Purified combat kills
While the false positive scandal has spread across all departments in Colombia, it has been most prolific in the department of Antioquia.
881 of the 3896 extra judicial killings occurred in this department, 10% of which were in Medellin, Colombia’s second largest city and home to the 4th brigade in whose jurisdiction occurred most false positives killings.
In spite of the 4th Brigade unrivaled record when it came to extrajudicial killings, commanders General Mario Montoya (2001 – 2003) and his successor, general Oscar Enrique Gonzalez (2003-2006), were both promoted to eventually become National Army commanders; Gonzalez replaced Montoya in 2008 when the latter was forced to resign over the scandal. Neither generals have been charged.
It is unclear when the false positive scandal began; according to a diplomatic cable from 1997, a “body count syndrome” in the Colombian Army tended “to fuel human rights abuses by well-meaning soldiers trying to get their quota to impress superiors.” Colombia’s Prosecutor General’s Office has registered extrajudicial killings since 1985, but did not register a steep increase until 2002.

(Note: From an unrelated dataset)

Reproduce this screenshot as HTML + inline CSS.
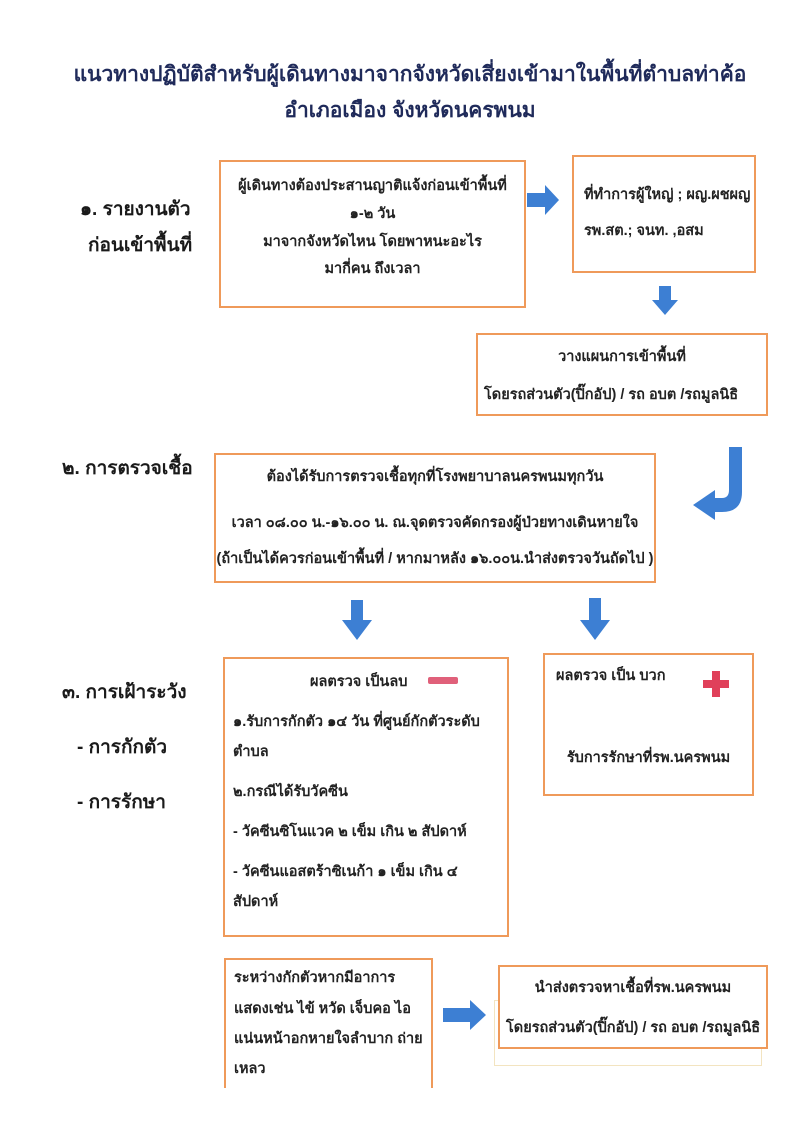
<!DOCTYPE html>
<html><head><meta charset="utf-8">
<style>
body{margin:0;width:800px;height:1123px;background:#fff;position:relative;overflow:hidden;font-family:"Liberation Sans","DejaVu Sans",sans-serif;color:#222;}
.t{position:absolute;white-space:nowrap;}
.title{font-size:21px;font-weight:bold;color:#1f2a5a;left:0;width:800px;text-align:center;}
.lab{font-size:19px;font-weight:bold;color:#1a1a1a;}
.box{position:absolute;border:2px solid #ef9a5a;box-sizing:border-box;background:#fff;}
.bx{font-size:14.5px;font-weight:bold;color:#222;}
</style></head><body>
<div class="t title" style="top:58px;left:10px">แนวทางปฏิบัติสำหรับผู้เดินทางมาจากจังหวัดเสี่ยงเข้ามาในพื้นที่ตำบลท่าค้อ</div>
<div class="t title" style="top:94px;left:10px">อำเภอเมือง จังหวัดนครพนม</div>

<div class="t lab" style="left:80px;top:194px">๑. รายงานตัว</div>
<div class="t lab" style="left:88px;top:230px">ก่อนเข้าพื้นที่</div>
<div class="t lab" style="left:62px;top:453px">๒. การตรวจเชื้อ</div>
<div class="t lab" style="left:62px;top:677px">๓. การเฝ้าระวัง</div>
<div class="t lab" style="left:77px;top:732px">- การกักตัว</div>
<div class="t lab" style="left:77px;top:787px">- การรักษา</div>

<div class="box" style="left:219px;top:160px;width:307px;height:148px"></div>
<div class="t bx" style="left:219px;width:307px;text-align:center;top:174px">ผู้เดินทางต้องประสานญาติแจ้งก่อนเข้าพื้นที่</div>
<div class="t bx" style="left:219px;width:307px;text-align:center;top:202px">๑-๒ วัน</div>
<div class="t bx" style="left:219px;width:307px;text-align:center;top:230px">มาจากจังหวัดไหน โดยพาหนะอะไร</div>
<div class="t bx" style="left:219px;width:307px;text-align:center;top:257px">มากี่คน ถึงเวลา</div>

<div class="box" style="left:572px;top:155px;width:184px;height:118px"></div>
<div class="t bx" style="left:584px;top:183px">ที่ทำการผู้ใหญ่ ; ผญ.ผชผญ</div>
<div class="t bx" style="left:584px;top:219px">รพ.สต.; จนท. ,อสม</div>

<div class="box" style="left:476px;top:333px;width:292px;height:83px"></div>
<div class="t bx" style="left:476px;width:292px;text-align:center;top:345px">วางแผนการเข้าพื้นที่</div>
<div class="t bx" style="left:484px;top:383px">โดยรถส่วนตัว(ปิ๊กอัป) / รถ อบต /รถมูลนิธิ</div>

<div class="box" style="left:214px;top:453px;width:442px;height:130px"></div>
<div class="t bx" style="left:214px;width:442px;text-align:center;top:465px">ต้องได้รับการตรวจเชื้อทุกที่โรงพยาบาลนครพนมทุกวัน</div>
<div class="t bx" style="left:214px;width:442px;text-align:center;top:511px">เวลา ๐๘.๐๐ น.-๑๖.๐๐ น. ณ.จุดตรวจคัดกรองผู้ป่วยทางเดินหายใจ</div>
<div class="t bx" style="left:214px;width:442px;text-align:center;top:547px">(ถ้าเป็นได้ควรก่อนเข้าพื้นที่ / หากมาหลัง ๑๖.๐๐น.นำส่งตรวจวันถัดไป )</div>

<div class="box" style="left:223px;top:657px;width:286px;height:280px"></div>
<div class="t bx" style="left:310px;top:670px">ผลตรวจ เป็นลบ</div>
<div style="position:absolute;left:428px;top:677px;width:30px;height:7px;background:#e0607a;border-radius:2px"></div>
<div class="t bx" style="left:233px;top:710px">๑.รับการกักตัว ๑๔ วัน ที่ศูนย์กักตัวระดับ</div>
<div class="t bx" style="left:233px;top:740px">ตำบล</div>
<div class="t bx" style="left:233px;top:780px">๒.กรณีได้รับวัคซีน</div>
<div class="t bx" style="left:233px;top:820px">- วัคซีนซิโนแวค ๒ เข็ม เกิน ๒ สัปดาห์</div>
<div class="t bx" style="left:233px;top:860px">- วัคซีนแอสตร้าซิเนก้า ๑ เข็ม เกิน ๔</div>
<div class="t bx" style="left:233px;top:890px">สัปดาห์</div>

<div class="box" style="left:543px;top:653px;width:211px;height:143px"></div>
<div class="t bx" style="left:556px;top:664px">ผลตรวจ เป็น บวก</div>
<div style="position:absolute;left:712px;top:671px;width:8px;height:26px;background:#e0405a"></div>
<div style="position:absolute;left:703px;top:680px;width:26px;height:8px;background:#e0405a"></div>
<div class="t bx" style="left:543px;width:211px;text-align:center;top:746px">รับการรักษาที่รพ.นครพนม</div>

<div class="box" style="left:224px;top:958px;width:209px;height:130px;border-bottom:none"></div>
<div class="t bx" style="left:234px;top:966px">ระหว่างกักตัวหากมีอาการ</div>
<div class="t bx" style="left:234px;top:997px">แสดงเช่น ไข้ หวัด เจ็บคอ ไอ</div>
<div class="t bx" style="left:234px;top:1027px">แน่นหน้าอกหายใจลำบาก ถ่าย</div>
<div class="t bx" style="left:234px;top:1057px">เหลว</div>

<div class="box" style="left:494px;top:1000px;width:268px;height:66px;border-color:#f3e4c0;border-width:1px"></div>
<div class="box" style="left:498px;top:965px;width:270px;height:84px"></div>
<div class="t bx" style="left:498px;width:270px;text-align:center;top:976px">นำส่งตรวจหาเชื้อที่รพ.นครพนม</div>
<div class="t bx" style="left:506px;top:1016px">โดยรถส่วนตัว(ปิ๊กอัป) / รถ อบต /รถมูลนิธิ</div>

<svg width="800" height="1123" style="position:absolute;left:0;top:0" xmlns="http://www.w3.org/2000/svg">
<g fill="#3d7fd3">
<polygon points="527,193 545,193 545,185 559,200 545,215 545,207 527,207"/>
<polygon points="659,286 671,286 671,300 678,300 665,315 652,300 659,300"/>
<polygon points="351,600 363,600 363,620 372,620 357,640 342,620 351,620"/>
<polygon points="589,598 601,598 601,620 610,620 595,640 580,620 589,620"/>
<polygon points="443,1008 470,1008 470,1000 486,1015 470,1030 470,1022 443,1022"/>
<path d="M729,447 L742,447 L742,492 Q742,512 722,512 L715,512 L715,520 L693,505 L715,490 L715,498 L722,498 Q729,498 729,490 Z"/>
</g>
</svg>
</body></html>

According to demobilized commanders of the paramilitary AUC however, the practice began when authorities in the northwest of Colombia were complaining about high murder rates due to killings carried out by paramilitaries. In order to lower the homicide rate and increase the army’s apparent effectiveness, paramilitaries allegedly handed over murder victims to allied military commanders who then presented the victims as guerrillas killed in combat.